Critics of the action include a veritable “who’s who” of mortgage industry heavyweights, along with some prominent American economists. Here are some of the most outspoken:

National Association of Home Builders Chair, Bob Jones, says “Tampering with the deduction would be a major setback for today’s slowly emerging housing recovery. It would disrupt the plans of young households who are gathering their financial resources to purchase a home. And it would impose a substantial tax burden on existing homebuyers, many of whom continue to stay current with their mortgage payments even as they struggle to make ends meet. Diminishing or ending the deduction would (also) exert further downward pressure on home prices, leaving more home owners with mortgages larger than the value of their property and fueling even more foreclosures.”

Lawrence Yun, chief economist at the National Association of Realtors says “If the tax benefit were eliminated, it could reduce home values by an additional 15%  and cause severe wealth destruction. Americans need public policies that promote responsible, sustainable homeownership as we head toward a full recovery in the housing market.”
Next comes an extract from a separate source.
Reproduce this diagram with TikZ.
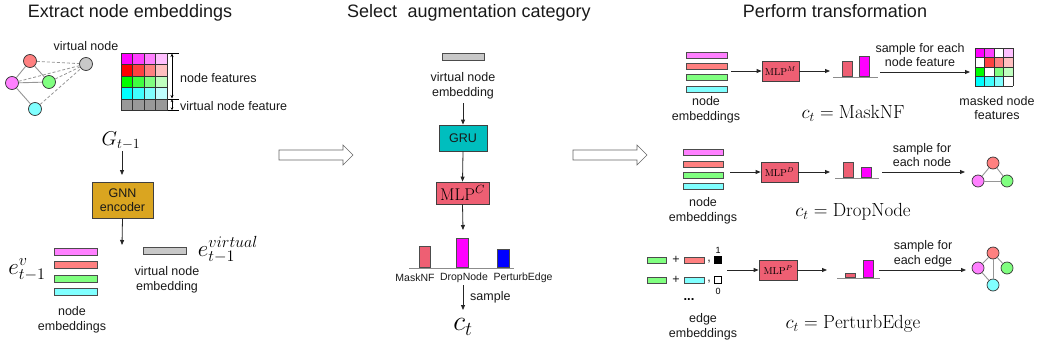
\RequirePackage{fix-cm}
\documentclass[tikz,border=0pt]{standalone}
\usepackage{fontspec}
\newfontfamily\lab{Liberation Sans}
\usetikzlibrary{arrows.meta}
\definecolor{cmag}{RGB}{255,128,255}
\definecolor{cred}{RGB}{255,128,128}
\definecolor{cgrn}{RGB}{128,255,128}
\definecolor{ccyn}{RGB}{128,255,255}
\definecolor{cgry}{RGB}{200,200,200}
\definecolor{mlp}{RGB}{238,95,115}
\definecolor{gru}{RGB}{0,190,190}
\definecolor{gnn}{RGB}{218,165,32}
\definecolor{pmag}{RGB}{255,0,255}
\definecolor{pblu}{RGB}{0,0,255}
\definecolor{edgegray}{RGB}{150,150,150}
\begin{document}
\begin{tikzpicture}[x=1pt,y=-1pt,
  txt/.style={font=\lab\fontsize{12.5}{14.5}\selectfont, inner sep=0pt, align=center, text=black!90},
  ttl/.style={font=\lab\fontsize{18}{20}\selectfont, inner sep=0pt, anchor=base, text=black!90},
  small/.style={font=\lab\fontsize{10.5}{12}\selectfont, inner sep=0pt, text=black!90},
  box/.style={draw=black!75, line width=0.8pt, inner sep=0pt},
  ebar/.style={draw=black!70, line width=0.8pt, inner sep=0pt, minimum height=6pt},
  pbar/.style={draw=black!70, line width=0.7pt, inner sep=0pt, anchor=south},
  gn/.style={circle, draw=black!80, line width=0.7pt, minimum size=13pt, inner sep=0pt},
  sedge/.style={draw=edgegray, line width=0.9pt},
  dedge/.style={draw=edgegray, line width=0.8pt, dash pattern=on 3pt off 2pt},
  arr/.style={-{Triangle[length=5pt,width=4pt]}, line width=0.8pt, draw=black!85},
  base/.style={draw=black!45, line width=0.9pt},
  gridline/.style={draw=black!80, line width=0.6pt},
  hollow/.style={draw=black!60, line width=0.6pt, fill=white}
]
\useasboundingbox (0,0) rectangle (1038,348);

% ---------------- titles
\node[ttl] (t1) at (130,17) {Extract node embeddings};
\node[ttl] (t2) at (469,17) {Select\hspace{0.3em} augmentation category};
\node[ttl] (t3) at (835,17) {Perform transformation};

% ---------------- left: graph with virtual node
\node[gn, fill=cred] (gr) at (30,61) {};
\node[gn, fill=cmag] (gm) at (12,83) {};
\node[gn, fill=cgrn] (gg) at (49,82) {};
\node[gn, fill=ccyn] (gc) at (35,109) {};
\node[gn, fill=cgry] (gv) at (86,64) {};
\draw[sedge] (gr) -- (gm);
\draw[sedge] (gr) -- (gg);
\draw[sedge] (gm) -- (gg);
\draw[sedge] (gm) -- (gc);
\draw[dedge] (gr) -- (gv);
\draw[dedge] (gm) -- (gv);
\draw[dedge] (gg) -- (gv);
\draw[dedge] (gc) -- (gv);
\node[txt] (vnl) at (86,46) {virtual node};

% feature matrix
\def\cw{11.5}
\foreach \r/\g/\b [count=\i from 0] in {255/0/255,255/64/255,255/128/255,255/192/255}{
  \definecolor{tmp}{RGB}{\r,\g,\b}
  \fill[tmp] (121+\i*\cw,53) rectangle ++(\cw,\cw);}
\foreach \r/\g/\b [count=\i from 0] in {255/0/0,255/64/64,255/128/128,255/192/192}{
  \definecolor{tmp}{RGB}{\r,\g,\b}
  \fill[tmp] (121+\i*\cw,64.5) rectangle ++(\cw,\cw);}
\foreach \r/\g/\b [count=\i from 0] in {0/255/0,64/255/64,128/255/128,192/255/192}{
  \definecolor{tmp}{RGB}{\r,\g,\b}
  \fill[tmp] (121+\i*\cw,76) rectangle ++(\cw,\cw);}
\foreach \r/\g/\b [count=\i from 0] in {0/255/255,64/255/255,128/255/255,192/255/255}{
  \definecolor{tmp}{RGB}{\r,\g,\b}
  \fill[tmp] (121+\i*\cw,87.5) rectangle ++(\cw,\cw);}
\fill[black!40] (121,99) rectangle (167,110.5);
\foreach \k in {0,...,4} \draw[gridline] (121+\k*\cw,53) -- (121+\k*\cw,110.5);
\foreach \k in {0,...,5} \draw[gridline] (121,53+\k*\cw) -- (167,53+\k*\cw);
% bracket
\draw[line width=0.8pt] (168,53) -- (179,53) (168,99) -- (179,99) (168,110.5) -- (179,110.5);
\draw[{Stealth[length=3.5pt,width=3pt]}-{Stealth[length=3.5pt,width=3pt]}, line width=0.7pt] (172,53.5) -- (172,98.5);
\draw[{Stealth[length=2.5pt,width=2.5pt]}-{Stealth[length=2.5pt,width=2.5pt]}, line width=0.6pt] (172,99.5) -- (172,110);
\node[txt, anchor=west] (nfl) at (180,78) {node features};
\node[txt, anchor=west] (vnfl) at (180,106) {virtual node feature};

% G, encoder
\node[inner sep=0pt, font=\fontsize{20}{22}\selectfont] (G) at (121,141) {$G_{t-1}$};
\node[box, fill=gnn, minimum width=61pt, minimum height=36pt, txt] (enc) at (122.5,200) {GNN\\encoder};
\draw[arr] (122,151) -- (122,175);
\coordinate (encout) at (122,245);
\draw[arr] (enc.south) -- (encout);

% node embeddings
\node[ebar, minimum width=43pt, minimum height=7pt, fill=cmag] (e1) at (75.5,251.5) {};
\node[ebar, minimum width=43pt, minimum height=7pt, fill=cred] (e2) at (75.5,265) {};
\node[ebar, minimum width=43pt, minimum height=7pt, fill=cgrn] (e3) at (75.5,278.5) {};
\node[ebar, minimum width=43pt, minimum height=7pt, fill=ccyn] (e4) at (75.5,292) {};
\node[inner sep=0pt, font=\fontsize{23}{25}\selectfont] (ev) at (27,270) {$e^{v}_{t-1}$};
\node[txt] (nel) at (72,320) {node\\embeddings};
\node[ebar, minimum width=43pt, minimum height=7pt, fill=cgry] (vb) at (164.5,251) {};
\node[inner sep=0pt, font=\fontsize{23}{25}\selectfont] (evv) at (228,250) {$e^{virtual}_{t-1}$};
\node[txt] (vel) at (167,280) {virtual node\\embedding};

% hollow arrows
\draw[hollow] (279,150) -- (343,150) -- (343,145) -- (353,155) -- (343,165) -- (343,160) -- (279,160) -- cycle;
\draw[hollow] (573,150) -- (637,150) -- (637,145) -- (647,155) -- (637,165) -- (637,160) -- (573,160) -- cycle;

% ---------------- middle
\node[ebar, minimum width=42pt, minimum height=7pt, fill=cgry] (vb2) at (463,56.5) {};
\node[txt] (vel2) at (463,86) {virtual node\\embedding};
\node[box, fill=gru, minimum width=48pt, minimum height=26pt, txt] (gruN) at (463,138) {GRU};
\node[box, fill=mlp, minimum width=53pt, minimum height=22pt, font=\fontsize{17}{19}\selectfont] (mlpc) at (462.5,193) {$\mathrm{MLP}^{C}$};
\coordinate (gin) at (463,103);
\draw[arr] (gin) -- (gruN.north);
\draw[arr] (gruN.south) -- (mlpc.north);
\coordinate (mcout) at (463,230);
\draw[arr] (mlpc.south) -- (mcout);
\draw[base] (409,268) -- (514,268);
\node[pbar, fill=mlp, minimum width=11pt, minimum height=21pt] (cb1) at (424.5,268) {};
\node[pbar, fill=pmag, minimum width=12pt, minimum height=29pt] (cb2) at (462,268) {};
\node[pbar, fill=pblu, minimum width=12pt, minimum height=18pt] (cb3) at (503,268) {};
\node[small] (l1) at (415,278) {MaskNF};
\node[small] (l2) at (464,278) {DropNode};
\node[small] (l3) at (523,278) {PerturbEdge};
\coordinate (smp) at (463,285);
\node[inner sep=0pt, font=\fontsize{28}{30}\selectfont] (ct) at (463,327) {$c_t$};
\coordinate (ctin) at (463,310);
\draw[arr] (smp) -- (ctin);
\node[txt, anchor=west] (sl) at (470,297) {sample};

% ---------------- right row 1: MaskNF
\node[ebar, minimum width=41pt, fill=cmag] (r1a) at (706.5,55) {};
\node[ebar, minimum width=41pt, fill=cred] (r1b) at (706.5,66) {};
\node[ebar, minimum width=41pt, fill=cgrn] (r1c) at (706.5,77.5) {};
\node[ebar, minimum width=41pt, fill=ccyn] (r1d) at (706.5,89) {};
\node[txt] (r1l) at (706,110) {node\\embeddings};
\node[box, fill=mlp, minimum width=37pt, minimum height=20pt, font=\fontsize{10}{12}\selectfont] (mlpm) at (780.5,71) {$\mathrm{MLP}^{M}$};
\coordinate (r1s) at (731,71);
\draw[arr] (r1s) -- (mlpm.west);
\coordinate (r1p) at (830,71);
\draw[arr] (mlpm.east) -- (r1p);
\draw[base] (833,77) -- (878,77);
\node[pbar, fill=mlp, minimum width=10pt, minimum height=15pt] (m1) at (847,77) {};
\node[pbar, fill=pmag, minimum width=10pt, minimum height=20pt] (m2) at (864,77) {};
\coordinate (r1q) at (880,72);
\coordinate (r1t) at (970,72);
\draw[arr] (r1q) -- (r1t);
\node[txt] (r1sl) at (920,55) {sample for each\\node feature};
% masked matrix
\def\mw{9.5}
\foreach \r/\g/\b [count=\i from 0] in {255/0/255,255/64/255,255/255/255,255/192/255}{
  \definecolor{tmp}{RGB}{\r,\g,\b}\fill[tmp] (975+\i*\mw,48) rectangle ++(\mw,\mw);}
\foreach \r/\g/\b [count=\i from 0] in {255/255/255,255/64/64,255/128/128,255/192/192}{
  \definecolor{tmp}{RGB}{\r,\g,\b}\fill[tmp] (975+\i*\mw,57.5) rectangle ++(\mw,\mw);}
\foreach \r/\g/\b [count=\i from 0] in {0/255/0,255/255/255,128/255/128,192/255/192}{
  \definecolor{tmp}{RGB}{\r,\g,\b}\fill[tmp] (975+\i*\mw,67) rectangle ++(\mw,\mw);}
\foreach \r/\g/\b [count=\i from 0] in {0/255/255,64/255/255,128/255/255,255/255/255}{
  \definecolor{tmp}{RGB}{\r,\g,\b}\fill[tmp] (975+\i*\mw,76.5) rectangle ++(\mw,\mw);}
\foreach \k in {0,...,4} \draw[gridline] (975+\k*\mw,48) -- (975+\k*\mw,86);
\foreach \k in {0,...,4} \draw[gridline] (975,48+\k*\mw) -- (1013,48+\k*\mw);
\node[txt] (mnl) at (997,108) {masked node\\features};
\node[inner sep=0pt, font=\fontsize{19}{21}\selectfont] (c1) at (853,113) {$c_t = \mathrm{MaskNF}$};

% ---------------- right row 2: DropNode
\node[ebar, minimum width=40pt, fill=cmag] (r2a) at (703,152) {};
\node[ebar, minimum width=40pt, fill=cred] (r2b) at (703,164) {};
\node[ebar, minimum width=40pt, fill=cgrn] (r2c) at (703,175) {};
\node[ebar, minimum width=40pt, fill=ccyn] (r2d) at (703,186) {};
\node[txt] (r2l) at (703,211) {node\\embeddings};
\node[box, fill=mlp, minimum width=37pt, minimum height=20pt, font=\fontsize{10}{12}\selectfont] (mlpd) at (779.5,172) {$\mathrm{MLP}^{D}$};
\coordinate (r2s) at (730,172);
\draw[arr] (r2s) -- (mlpd.west);
\coordinate (r2p) at (830,172);
\draw[arr] (mlpd.east) -- (r2p);
\draw[base] (835,178) -- (879,178);
\node[pbar, fill=mlp, minimum width=10pt, minimum height=15pt] (d1) at (848,178) {};
\node[pbar, fill=pmag, minimum width=10pt, minimum height=10pt] (d2) at (866,178) {};
\coordinate (r2q) at (882,172);
\coordinate (r2t) at (965,172);
\draw[arr] (r2q) -- (r2t);
\node[txt] (r2sl) at (922,155) {sample for\\each node};
\node[gn, minimum size=12pt, fill=cred] (dr) at (993,163) {};
\node[gn, minimum size=12pt, fill=cmag] (dm) at (978,181) {};
\node[gn, minimum size=12pt, fill=cgrn] (dg) at (1007,181) {};
\draw[sedge] (dr) -- (dm);
\draw[sedge] (dr) -- (dg);
\draw[sedge] (dm) -- (dg);
\node[inner sep=0pt, font=\fontsize{19}{21}\selectfont] (c2) at (853,212) {$c_t = \mathrm{DropNode}$};

% ---------------- right row 3: PerturbEdge
\node[ebar, minimum width=19pt, fill=cgrn] (p1a) at (656.5,260) {};
\node[txt] (pp1) at (676,260) {+};
\node[ebar, minimum width=20pt, fill=cred] (p1b) at (694,260) {};
\node[txt] (pc1) at (709,262) {,};
\node[draw=black, fill=black, line width=0.6pt, minimum size=7pt, inner sep=0pt] (sq1) at (717.5,260) {};
\node[font=\lab\fontsize{9}{10}\selectfont, inner sep=0pt] (one) at (718,250) {1};
\node[ebar, minimum width=19pt, fill=cgrn] (p2a) at (656.5,280) {};
\node[txt] (pp2) at (676,280) {+};
\node[ebar, minimum width=20pt, fill=ccyn] (p2b) at (694,280) {};
\node[txt] (pc2) at (709,282) {,};
\node[draw=black, fill=white, line width=0.6pt, minimum size=7pt, inner sep=0pt] (sq2) at (717.5,280) {};
\node[font=\lab\fontsize{9}{10}\selectfont, inner sep=0pt] (zero) at (718,291) {0};
\node[inner sep=0pt, font=\lab\bfseries\fontsize{13}{14}\selectfont] (dots) at (689,300) {...};
\node[txt] (r3l) at (703,327) {edge\\embeddings};
\node[box, fill=mlp, minimum width=38pt, minimum height=20pt, font=\fontsize{10}{12}\selectfont] (mlpp) at (778,270) {$\mathrm{MLP}^{P}$};
\coordinate (r3s) at (727,270);
\draw[arr] (r3s) -- (mlpp.west);
\coordinate (r3p) at (827,270);
\draw[arr] (mlpp.east) -- (r3p);
\draw[base] (837,278) -- (880,278);
\node[pbar, fill=mlp, minimum width=10pt, minimum height=4pt] (q1) at (850,278) {};
\node[pbar, fill=pmag, minimum width=10pt, minimum height=17pt] (q2) at (868,278) {};
\coordinate (r3q) at (879,270);
\coordinate (r3t) at (966,270);
\draw[arr] (r3q) -- (r3t);
\node[txt] (r3sl) at (923,254) {sample for\\each edge};
\node[gn, minimum size=12pt, fill=cred] (pr) at (993,253) {};
\node[gn, minimum size=12pt, fill=cmag] (pm) at (978,268) {};
\node[gn, minimum size=12pt, fill=cgrn] (pg) at (1007,268) {};
\node[gn, minimum size=12pt, fill=ccyn] (pc) at (993,285) {};
\draw[sedge] (pr) -- (pm);
\draw[sedge] (pr) -- (pg);
\draw[sedge] (pr) -- (pc);
\draw[sedge] (pm) -- (pc);
\node[inner sep=0pt, font=\fontsize{19}{21}\selectfont] (c3) at (853,324) {$c_t = \mathrm{PerturbEdge}$};
\end{tikzpicture}
\end{document}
John Burns, Real Estate Consulting says "While big curveballs could be thrown at the housing business, the most likely scenario is that government intervention will make homes slightly harder to sell over the next few years," according to the report ... We have been saying that Congress won’t mess with the interest rate deduction, except maybe to drop the cap below $1,000,000. [But] we are becoming more concerned that the cap might be lowered significantly. A drastic decline in the cap, or a phased in decline, would impact the move-up builders, and a minority of expensive states, dramatically."

Of course, not everyone is calling for the task force to back off on the cuts. Thomas Hoenig, president of the Kansas City Federal Reserve Bank, says the call to curb the deduction is a “hard decision,” but one that should be done. “If we (keep the deduction) without making some shared sacrifices, we’re going to pay in another form,” he warns.

Right now, homeowners don’t want to think about other options – they just want the deduction to stick. What the task force votes for could be another story altogether.